Lileks:
The Piccadilly was knocked down for the Marriott Marquis, which is really one hell of a hotel. I stayed there for a week; loved the rooms and the hotel and the location, but I absolutely hated the glass elevators. Practically had to huff a bag of laughing gas to get on the things.
It's a problem with Marriotts in general. The large atrium with the glass 'vators seems to be a trademark. I hate them. They don't seem to take into account the acrophobes among us.
I like flying in light planes and watching the scenery. It amazed me how I reacted to a glass elevator a few years back. By the time we reached the top, I was against the back wall.
Yes, there's a huge difference between flying and standing on a high structure, that non-acrophobes don't understand.
And it's a purely psychological issue. I trust nature, but I don't trust artifice, even though I'm an engineer, and rationally know that it has been designed to be safe. I can climb a mountain, but I'd never do a vertical rock climb with ropes.
I think it has to do with perspective. If your standing in a glass elevator, you're looking at the ground going away and you have no control. Climbing a mountain is easy because the ground is right there under your feet and you have control. Climbing with ropes there is little ground beneath you. I crossed the bridge behind the castle in Germany that inspired disney (Neuschwanstein (sp?)) and the bridge had gaps between the boards. That was really tough for some reason. Probably because the planks were not natural and I could see the gorge below me...no control.
What I can't stand is that sudden urge as you come to a ledge or precarious perch that feels almost like you are going to impulsively jump off. It is not a feeling of I'm going to fall as more of a feeling that you are going to suddenly lurch over the edge.

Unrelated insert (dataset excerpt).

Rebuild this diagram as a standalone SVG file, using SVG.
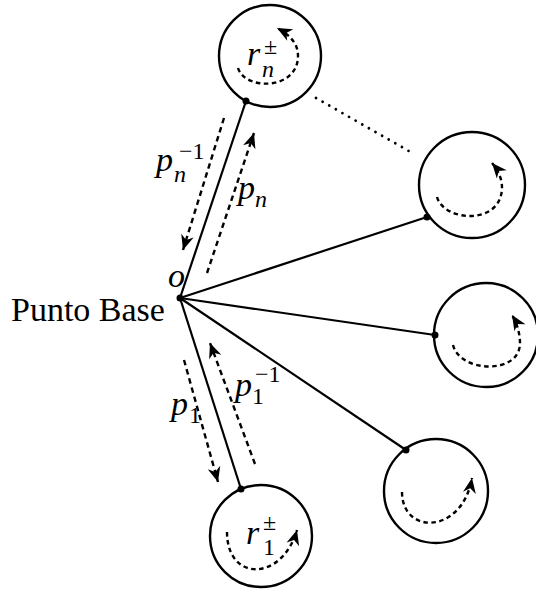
<svg xmlns="http://www.w3.org/2000/svg" width="536" height="593" viewBox="0 0 536 593">
<style>
.ring{fill:none;stroke:#000;stroke-width:2.4}
.edge{fill:none;stroke:#000;stroke-width:2.2}
.dot{fill:#000}
.dash{fill:none;stroke:#000;stroke-width:2.4;stroke-dasharray:5.5 4;marker-end:url(#stealth)}
.loop{fill:none;stroke:#000;stroke-width:2.4;stroke-dasharray:4.5 3.5;marker-end:url(#stealth)}
.dotted{fill:none;stroke:#000;stroke-width:2.8;stroke-linecap:round;stroke-dasharray:0.01 7.6}
text{font-family:"Liberation Serif","Times New Roman",serif;fill:#000}
.m{font-size:34px;font-style:italic}
.big{font-size:34px}
.si{font-size:24px;font-style:italic}
.su{font-size:24px}
</style>
<defs>
<marker id="stealth" markerUnits="userSpaceOnUse" viewBox="-17 -8 18 16" markerWidth="18" markerHeight="16" refX="0" refY="0" orient="auto">
<path d="M0,0 L-15,-6.5 L-10.5,0 L-15,6.5 Z" fill="#000"/>
</marker>
</defs>

<g id="connectors">
<line class="edge" x1="180" y1="298" x2="246" y2="101"/>
<line class="edge" x1="180" y1="298" x2="427" y2="217"/>
<line class="edge" x1="180" y1="298" x2="435" y2="335"/>
<line class="edge" x1="180" y1="298" x2="406" y2="450"/>
<line class="edge" x1="180" y1="298" x2="241" y2="489"/>
<line class="dotted" x1="316" y1="98" x2="414" y2="154"/>
<path class="dash" d="M224,118 L183,250"/>
<path class="dash" d="M207,273 L254,133"/>
<path class="dash" d="M184,360 L218,482"/>
<path class="dash" d="M255,464 L210,343"/>
<text class="m" x="156" y="171">p</text><text class="si" x="174" y="182">n</text><text class="su" x="179" y="159">−1</text>
<text class="m" x="238" y="199">p</text><text class="si" x="255" y="207">n</text>
<text class="m" x="171" y="415">p</text><text class="su" x="189" y="423">1</text>
<text class="m" x="235" y="396">p</text><text class="su" x="252" y="404">1</text><text class="su" x="255" y="382">−1</text>
</g>

<g id="base">
<circle class="dot" cx="180" cy="298" r="3.5"/>
<text class="m" x="168" y="287">o</text>
<text class="big" x="11" y="321">Punto Base</text>
</g>

<g id="loop-n">
<circle class="ring" cx="270" cy="56" r="51"/>
<circle class="dot" cx="246" cy="101" r="3.5"/>
<path class="loop" d="M238,68 C245,91 298,90 298,56 C298,47 294,37 277,28"/>
<text class="m" x="247" y="65">r</text><text class="su" x="264" y="54">±</text><text class="si" x="262" y="77">n</text>
</g>

<g id="loop-2">
<circle class="ring" cx="472" cy="185" r="53"/>
<circle class="dot" cx="427" cy="217" r="3.5"/>
<path class="loop" d="M437,197 C444,222 502,226 502,187 C502,179 498,170 492,163"/>
</g>

<g id="loop-3">
<circle class="ring" cx="486" cy="335" r="52"/>
<circle class="dot" cx="435" cy="335" r="3.5"/>
<path class="loop" d="M453,345 C460,373 520,375 520,343 C520,334 517,323 512,315"/>
</g>

<g id="loop-4">
<circle class="ring" cx="436" cy="491" r="52"/>
<circle class="dot" cx="406" cy="450" r="3.5"/>
<path class="loop" d="M402,492 C402,535 462,535 472,478"/>
</g>

<g id="loop-1">
<circle class="ring" cx="261" cy="536" r="51"/>
<circle class="dot" cx="241" cy="489" r="3.5"/>
<path class="loop" d="M227,532 C227,582 282,582 297,530"/>
<text class="m" x="246" y="544">r</text><text class="su" x="263" y="530">±</text><text class="su" x="263" y="555">1</text>
</g>
</svg>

Knowing a bit more about anatomy now I understand that the flight or fight mechanisms are kicking in. I just keep reminding myself that these feelings are merely chemical precursors that I have no direct control over and that I should take a deep breathe and enjoy the view.
I have exactly the same response as Josh, the good thing is it wears off with familiarity, the bad is that the confidence is very localized to exactly the places you've grown somewhat comfortable with.
The real trouble is that it isn't just triggered by me, I can get really antsy and worried watching someone else in a similar place/situation. And for some locations my instinctual "safe zone" is several meters from the ledge.